On the downstream side, although crude oil prices on the international market are falling and nationals in some countries are enjoying cheap petroleum products, the same cannot be said of Ghanaians because taxes alone constitute about 70% of the cost of fuel in Ghana.

Just at the beginning of the year, prices of petroleum products in the West African second largest economy have been increased by almost 30 percent occasioned by the passage of the Energy Sector Levy (ESL) by Parliament last month.

Consequently, pump prices have gone up which forced commercial transport owners to increase their fares thereby increasing the cost of living in the country.

It is not only the cost of filling the tank that is crippling, but also the knock-effect of spiraling food prices end up creating havoc in household budgets.

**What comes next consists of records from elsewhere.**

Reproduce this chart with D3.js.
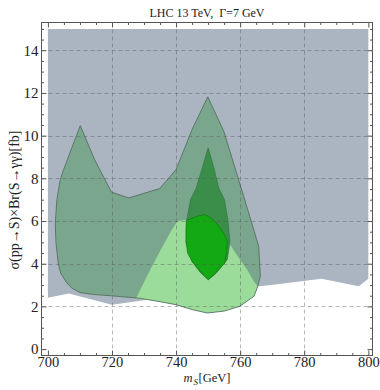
<!DOCTYPE html>
<html>
<head>
<meta charset="utf-8">
<script src="https://cdn.jsdelivr.net/npm/d3@7"></script>
<style>
  html, body { margin: 0; padding: 0; background: #fff; }
  svg { display: block; }
  text { font-family: "Liberation Serif", "Times New Roman", "DejaVu Serif", serif; fill: #222; }
</style>
</head>
<body>
<svg id="chart" width="380" height="390"></svg>
<script>
// Upper edge of the excluded band (flat at 15 fb) and its lower edge, [m_S, sigma]
const excludedTop = [[700, 15], [800, 15]];
const excludedBottom = [
  [700, 2.41], [706.5, 2.6], [720, 2.08], [727.8, 2.24], [740, 2.5],
  [760, 2.85], [766, 2.95], [769, 2.99], [785.4, 3.29], [797, 2.94], [800, 3.29]
];

// Broad allowed region
const broadRegion = [
  [710.1, 10.47], [714.5, 8.9], [719.8, 7.36], [725.2, 7.08], [730, 7.3], [734.9, 7.52],
  [740, 8.41], [745, 10.29], [749.9, 11.82], [754.9, 10.2], [761.1, 7.16],
  [765.8, 4.81], [766.3, 3.41], [765.5, 2.94], [764.3, 2.47], [759.8, 2.0],
  [755, 1.78], [749.7, 1.69], [745, 1.85], [740, 2.08], [735, 2.22], [728.8, 2.38],
  [719.5, 2.5], [714, 2.56], [710, 2.65], [707.5, 2.85], [705.9, 3.1], [704, 3.55],
  [703.2, 4.04], [702.5, 5.0], [702.3, 5.9], [702.8, 7.0], [703.8, 7.9], [704.9, 8.41],
  [707.5, 9.45]
];

// Light green region
const lightRegion = [
  [727.5, 2.38], [731.4, 3.56], [735, 4.6], [738.7, 5.6], [740.5, 6.0], [743, 6.05],
  [746, 6.2], [749, 6.3], [752, 6.1], [754.5, 5.6], [756.4, 5.0], [759, 4.4],
  [762.2, 3.72], [764.3, 3.17], [765.5, 2.94], [764.3, 2.47], [759.8, 2.0],
  [755, 1.78], [749.7, 1.69], [745, 1.85], [740, 2.08], [735, 2.22]
];

// Dark green region
const darkRegion = [
  [750, 9.43], [751.8, 8.5], [753.3, 7.55], [755.1, 7.0], [756.2, 6.0], [756.8, 5.0],
  [756, 4.2], [752.5, 3.55], [750.1, 3.25], [747.5, 3.6], [745, 4.1], [743.1, 5.0],
  [743.3, 6.0], [744.5, 7.0], [746.3, 7.55], [748.2, 8.5]
];

// Bright green region
const brightRegion = [
  [743.2, 6.03], [746, 6.2], [748.6, 6.3], [750.2, 6.22], [752, 6.0], [753.7, 5.68],
  [755, 5.4], [756, 5.05], [755.8, 4.6], [755.2, 4.03], [752.5, 3.6], [750, 3.25],
  [747.5, 3.65], [745, 4.11], [743.6, 4.5], [743.2, 4.97], [743.1, 5.5]
];

const xMajor = [700, 720, 740, 760, 780, 800];
const yMajor = [0, 2, 4, 6, 8, 10, 12, 14];
const xGrid = [720, 740, 760, 780];
const yGrid = [2, 4, 6, 8, 10, 12, 14];

const titleText = "LHC 13 TeV,\u2002\u0393=7 GeV";
const yLabelText = "\u03C3(pp\u2192S)\u00D7Br(S\u2192\u03B3\u03B3)[fb]";

const svg = d3.select("#chart");
const plotL = 41.5, plotR = 372.5, plotT = 22.5, plotB = 355.5;

const x = d3.scaleLinear().domain([698, 801.3]).range([plotL, plotR]);
const y = d3.scaleLinear().domain([-0.3, 15.3]).range([plotB, plotT]);

const closed = d3.line().x(d => x(d[0])).y(d => y(d[1])).curve(d3.curveLinearClosed);

svg.append("defs").append("clipPath").attr("id", "plotclip")
  .append("rect").attr("x", plotL).attr("y", plotT)
  .attr("width", plotR - plotL).attr("height", plotB - plotT);

const plot = svg.append("g").attr("clip-path", "url(#plotclip)");

// Excluded band
const band = excludedTop.concat(excludedBottom.slice().reverse());
plot.append("path").attr("d", closed(band)).attr("fill", "#abb4c1");

// Broad region fill, then light region, then broad outline on top
plot.append("path").attr("d", closed(broadRegion)).attr("fill", "#79a68c");
plot.append("path").attr("d", closed(lightRegion)).attr("fill", "#9cdc9a");
plot.append("path").attr("d", closed(broadRegion))
  .attr("fill", "none").attr("stroke", "#4c6a5a").attr("stroke-width", 0.8);

plot.append("path").attr("d", closed(darkRegion))
  .attr("fill", "#3b8e4a").attr("stroke", "#2e6e3a").attr("stroke-width", 0.6);
plot.append("path").attr("d", closed(brightRegion))
  .attr("fill", "#12a912").attr("stroke", "#0b7a0b").attr("stroke-width", 0.7);

// Dashed grid
const grid = svg.append("g").attr("stroke", "#555").attr("stroke-opacity", 0.42)
  .attr("stroke-width", 1).attr("stroke-dasharray", "4,3");
grid.selectAll(".gx").data(xGrid).join("line")
  .attr("x1", d => Math.round(x(d)) + 0.5).attr("x2", d => Math.round(x(d)) + 0.5)
  .attr("y1", plotT).attr("y2", plotB);
grid.selectAll(".gy").data(yGrid).join("line")
  .attr("y1", d => Math.round(y(d)) + 0.5).attr("y2", d => Math.round(y(d)) + 0.5)
  .attr("x1", plotL).attr("x2", plotR);

// Frame with inward ticks on all four sides
const frameColor = "#555";
const xAxB = d3.axisBottom(x).tickValues(xMajor).tickSizeInner(-5).tickSizeOuter(0).tickPadding(1);
const xAxT = d3.axisTop(x).tickValues(xMajor).tickSizeInner(-5).tickSizeOuter(0).tickFormat("");
const yAxL = d3.axisLeft(y).tickValues(yMajor).tickSizeInner(-5).tickSizeOuter(0).tickPadding(3);
const yAxR = d3.axisRight(y).tickValues(yMajor).tickSizeInner(-5).tickSizeOuter(0).tickFormat("");

const xMinor = d3.range(700, 801, 5).filter(v => v % 20 !== 0);
const yMinor = d3.range(0, 15.01, 0.5).filter(v => v % 2 !== 0);
const xAxBm = d3.axisBottom(x).tickValues(xMinor).tickSizeInner(-2.5).tickSizeOuter(0).tickFormat("");
const xAxTm = d3.axisTop(x).tickValues(xMinor).tickSizeInner(-2.5).tickSizeOuter(0).tickFormat("");
const yAxLm = d3.axisLeft(y).tickValues(yMinor).tickSizeInner(-2.5).tickSizeOuter(0).tickFormat("");
const yAxRm = d3.axisRight(y).tickValues(yMinor).tickSizeInner(-2.5).tickSizeOuter(0).tickFormat("");

function styleAxis(g, size) {
  g.select(".domain").remove();
  g.attr("font-family", null);
  g.selectAll("line").attr("stroke", frameColor);
  g.selectAll("text").attr("font-size", size).attr("fill", "#222");
}
svg.append("g").attr("transform", `translate(0,${plotB})`).call(xAxB).call(styleAxis, 14.5);
svg.append("g").attr("transform", `translate(0,${plotB})`).call(xAxBm).call(styleAxis, 14.5);
svg.append("g").attr("transform", `translate(0,${plotT})`).call(xAxT).call(styleAxis, 14.5);
svg.append("g").attr("transform", `translate(0,${plotT})`).call(xAxTm).call(styleAxis, 14.5);
svg.append("g").attr("transform", `translate(${plotL},0)`).call(yAxL).call(styleAxis, 15);
svg.append("g").attr("transform", `translate(${plotL},0)`).call(yAxLm).call(styleAxis, 15);
svg.append("g").attr("transform", `translate(${plotR},0)`).call(yAxR).call(styleAxis, 15);
svg.append("g").attr("transform", `translate(${plotR},0)`).call(yAxRm).call(styleAxis, 15);

svg.append("rect").attr("x", plotL).attr("y", plotT)
  .attr("width", plotR - plotL).attr("height", plotB - plotT)
  .attr("fill", "none").attr("stroke", frameColor).attr("stroke-width", 1);

// Title
svg.append("text").attr("x", 207).attr("y", 16.5).attr("text-anchor", "middle")
  .attr("font-size", 12).text(titleText);

// x-axis label: m_S[GeV]
const xl = svg.append("text").attr("x", 207).attr("y", 381.5).attr("text-anchor", "middle")
  .attr("font-size", 12.5);
xl.append("tspan").attr("font-style", "italic").text("m");
xl.append("tspan").attr("font-style", "italic").attr("font-size", 9)
  .attr("baseline-shift", "-2.5").attr("dx", 1).text("S");
xl.append("tspan").attr("dx", 0.5).text("[GeV]");

// y-axis label
svg.append("text").attr("transform", "translate(19,200) rotate(-90)")
  .attr("text-anchor", "middle").attr("font-size", 14).text(yLabelText);
</script>
</body>
</html>
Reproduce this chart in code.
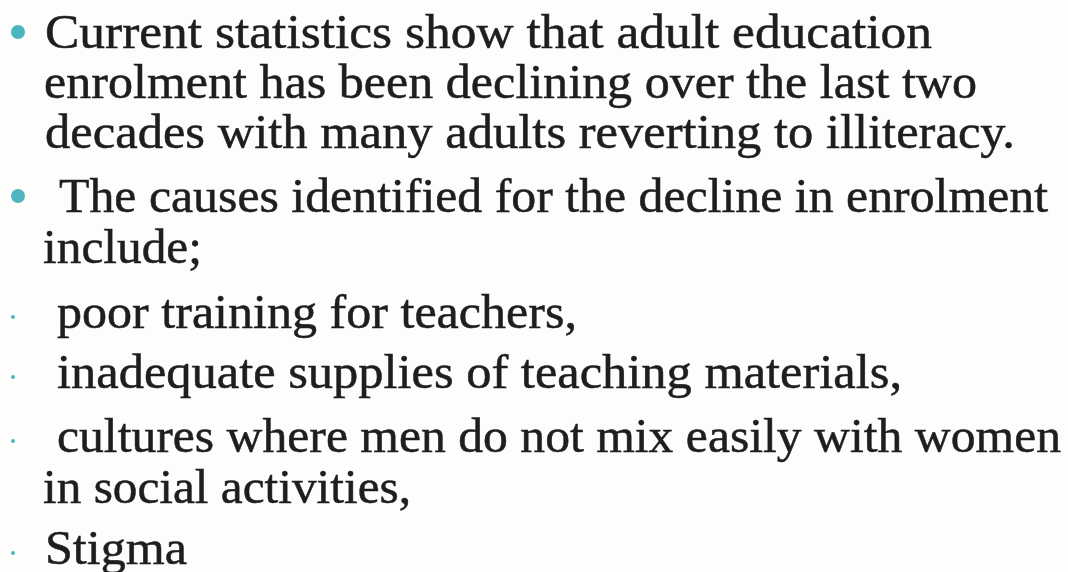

In Ghana, both statistical and anecdotal evidences point to the fact higher oil prices have serious negative impact on economic performance.

Whenever there is a rise in petroleum prices, all transport related businesses face the decision of whether to raise their charges to shift the increased costs onto consumers or not.

Meanwhile, a benchmark oil price of US$53.05 per barrel had been factored in the 2016 budget which was read in November 2015.

Now that the crude oil price has fallen below the benchmark price for more than two months and predictions suggest a prolonged slump in prices, there is no doubt that, the Ghanaian economy has dangerously been exposed. It is clear that the estimated oil revenue in 2016 cannot be realised.